Supervolcanic eruptions, meanwhile, measure eight on the VEI, the highest possible value.

They erupt around every 17,000 years and are approximately 1,000 times more powerful than the Mount St Helens eruption of 1980, the deadliest in US recorded history.

There are around 20 known supervolcanoes on Earth — including Yellowstone in the US, Lake Toba in Indonesia, and Lake Taupo in New Zealand.

A breakthrough 2018 study revealed a new supervolcano may be brewing beneath the US states of Massachusetts, Vermont and New Hampshire.

A paper in 2016 initially concluded that there is an active, independent upwelling of molten rock below the surface — known as the North Appalachian Anomaly.
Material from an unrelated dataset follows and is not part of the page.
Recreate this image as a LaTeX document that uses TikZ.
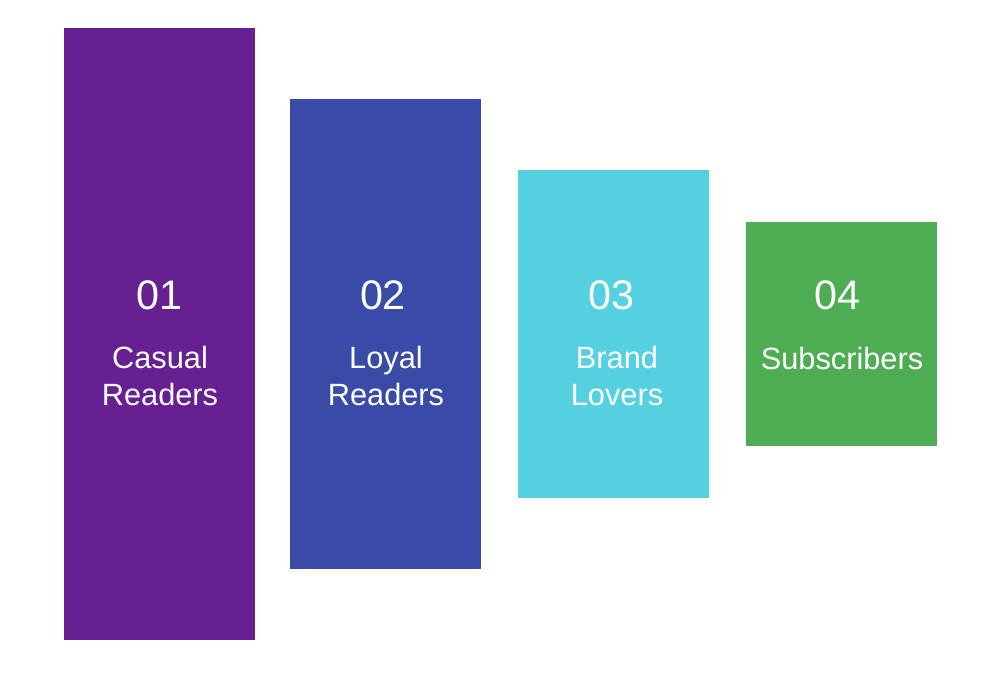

Scientists at Rutgers University used two years of data off the back of the 2016 study to establish a better idea of what was brewing beneath.

Professor Vadim Levin, a geophysicist, told Fox News: “The upwelling we detected is like a hot-air balloon, and we infer that something is rising up through the deeper part of our planet under New England.”

The region in which they made their discovery is geologically stable and has no active volcanoes.

The magma build-up, therefore, is relatively recent in terms of the Earth’s geological processes — tens of millions of years in other words.

Prof Levin continued: “It will likely take millions of years for the upwelling to get where it’s going.

“The next step is to try to understand exactly how it’s happening.”

He added: “It’s not Yellowstone-like, but it’s a distant relative in the sense that something relatively small — no more than a couple of hundred miles across — is happening.”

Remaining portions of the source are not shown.